All fossil fuel extraction involves drilling and localised pollution, so none of it was ever ‘easy’ to reach. But global extraction levels for the oil that is comparatively straight forward to pump out of seems to have peaked. Instead, the fossil fuel industry is increasingly focusing on harder to extract resources. Enter ‘unconventionals’ – dirtier fossil fuels which are more complicated to extract and refine, like tar sands, oil shale and shale gas, or those that are located in hazardous and challenging regions like the Arctic, or deepwater drilling.
It is not surprising then, that an established oil and gas major like Shell is investing heavily in global fracking and other unconventionals.
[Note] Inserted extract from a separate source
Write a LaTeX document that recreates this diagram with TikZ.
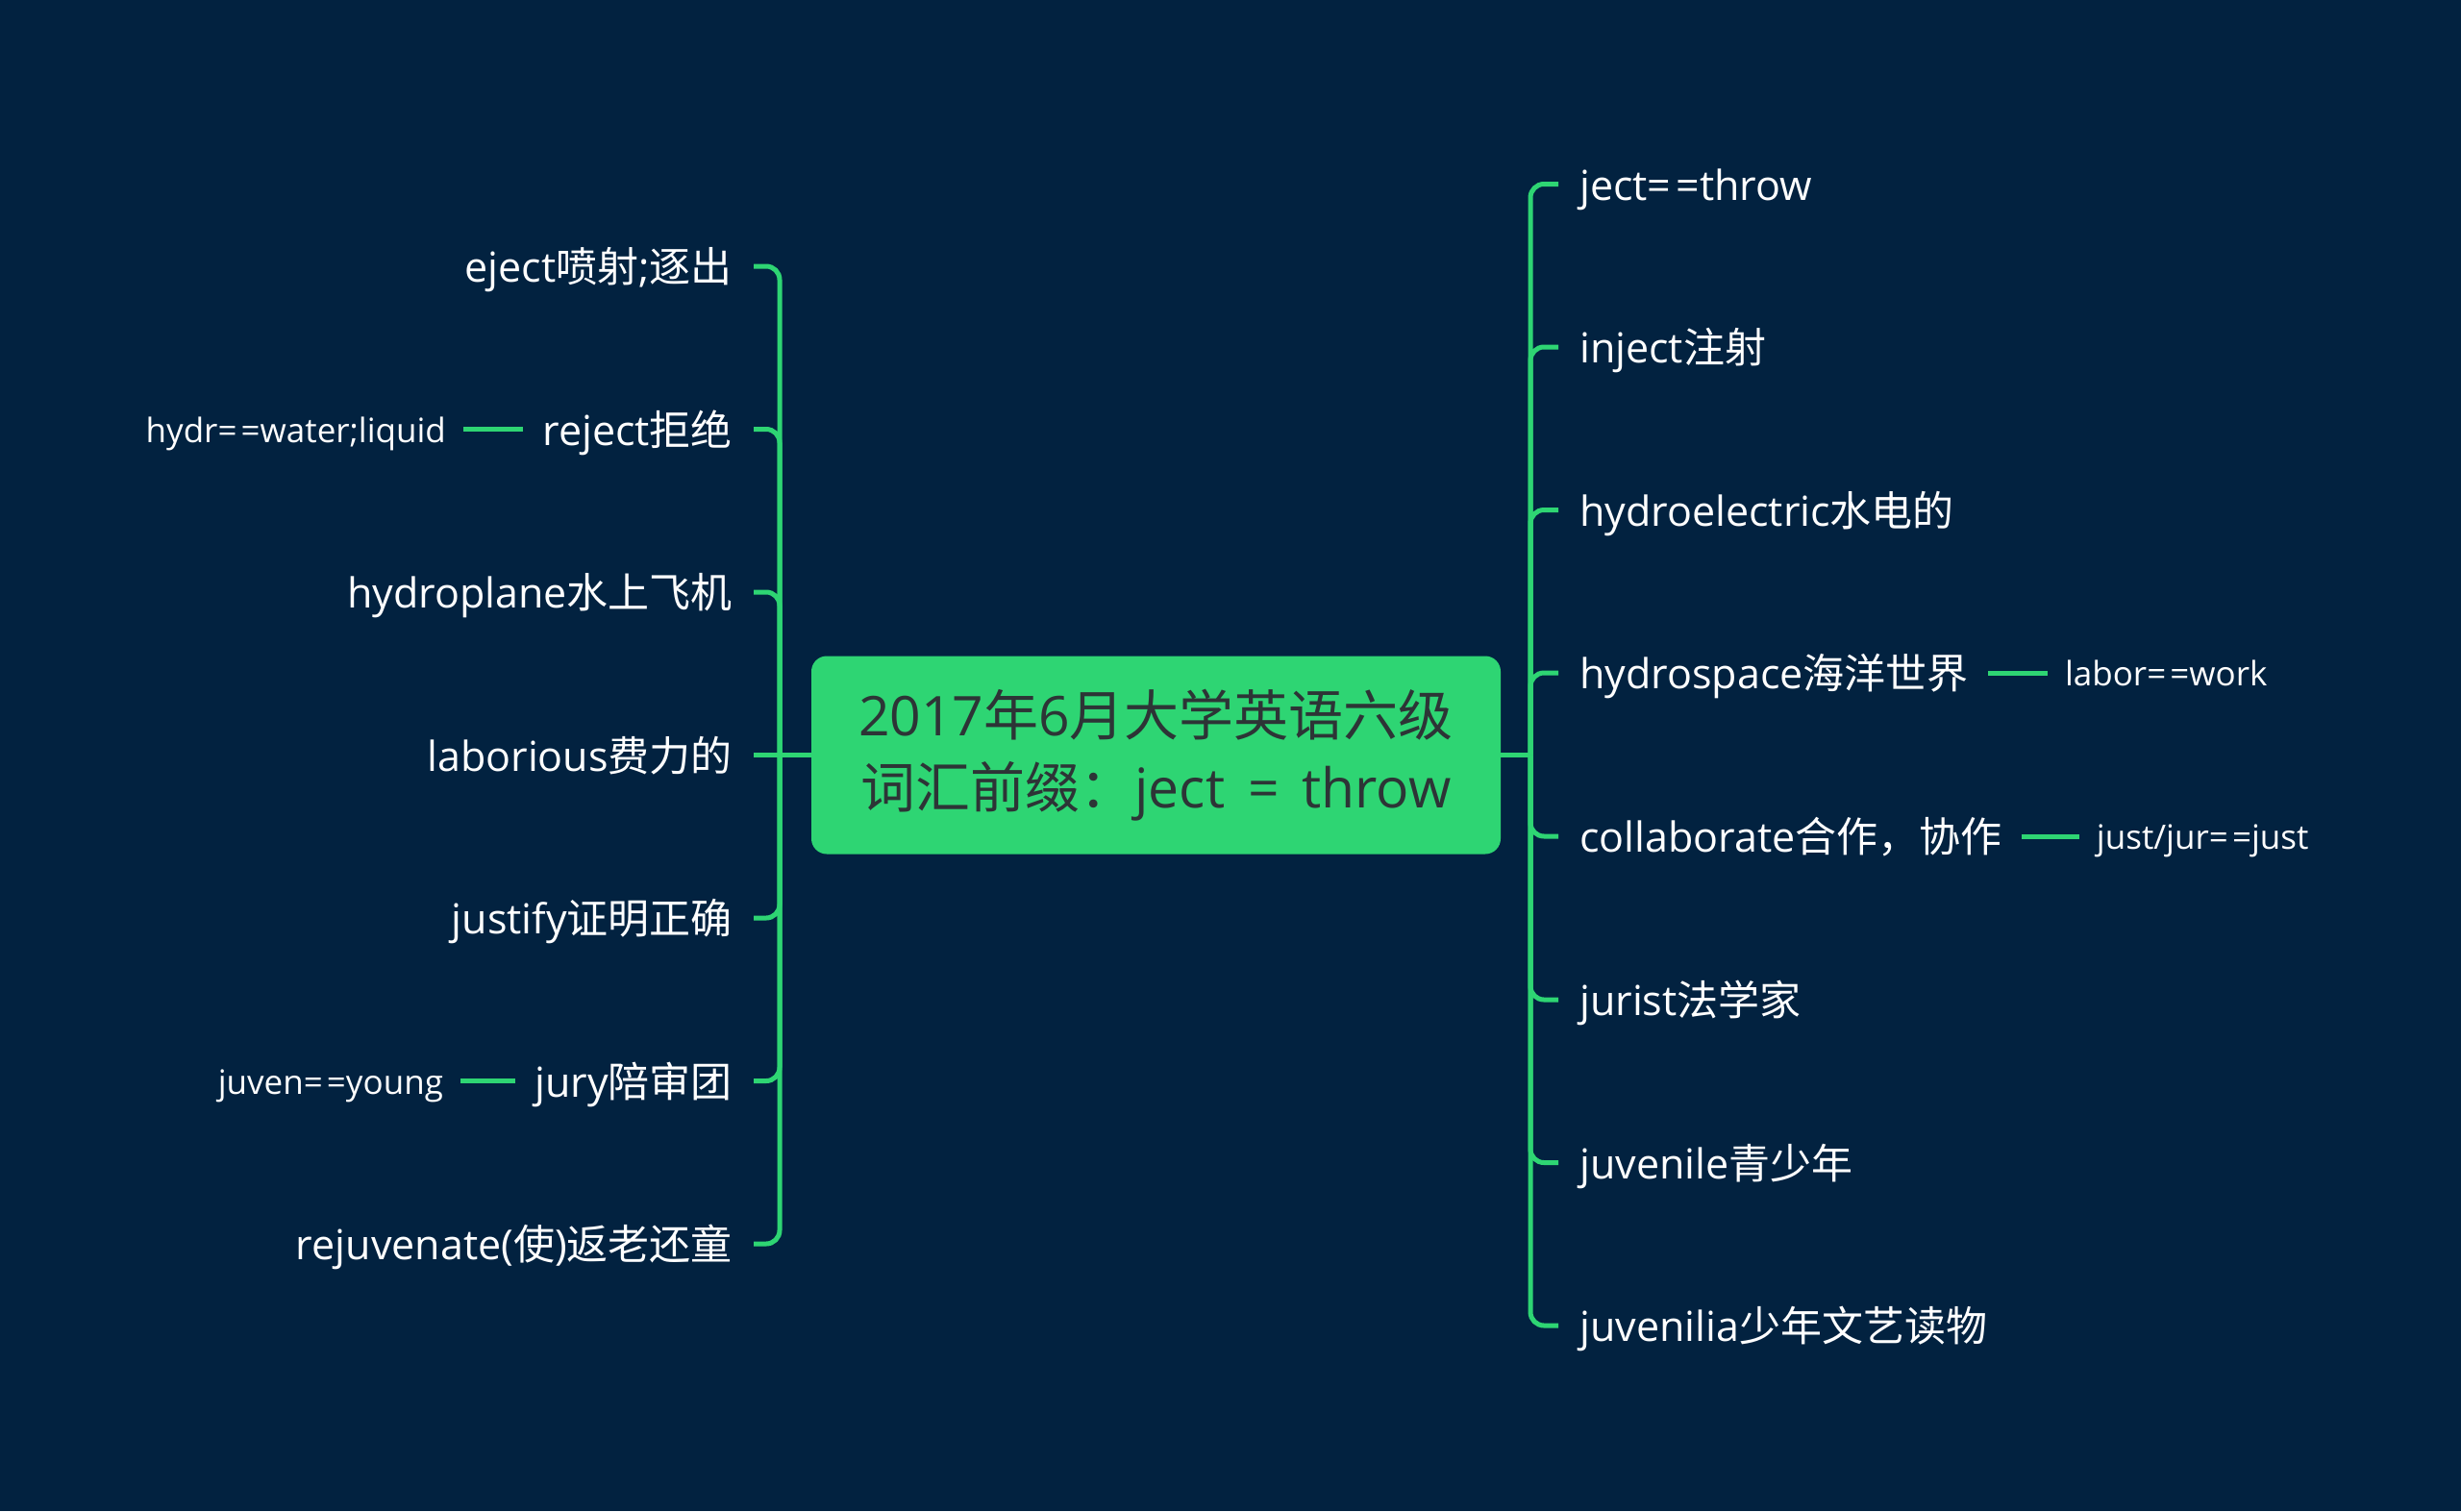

Shell is actively fracking or preparing to frack in every continent in the world, with CEO appearing on TV programmes to argue “why fracking is environmentally sound,” and accusing Europe of being “too emotional” on the issue.
Shell don’t only rely on their CEO in their PR efforts. It is also engaged in a multi-pronged sponsorship programme designed to help bolster its ‘social licence to operate’ – the company’s ability to keep drilling despite causing numerous environmental and human rights abuses. The construction of this ‘social licence to operate’ in effect provides cover for the company’s dirty and dangerous activities.
This briefing is also timed to coincide with the international Meltdown Festival taking place in June 2013 at the Southbank Centre in London. Every year, an artist of international repute curates the festival, and in 2013 that artist is Yoko Ono. Apart from an illustrious career spanning performance art, conceptual art and music that spans decades, Yoko Ono has also made headlines for her anti-fracking activism, while the Southbank Centre, which hosts the Meltdown Festival, is not only located next door to Shell’s London headquarters, but also has a long term history of accepting sponsorship from the oil company.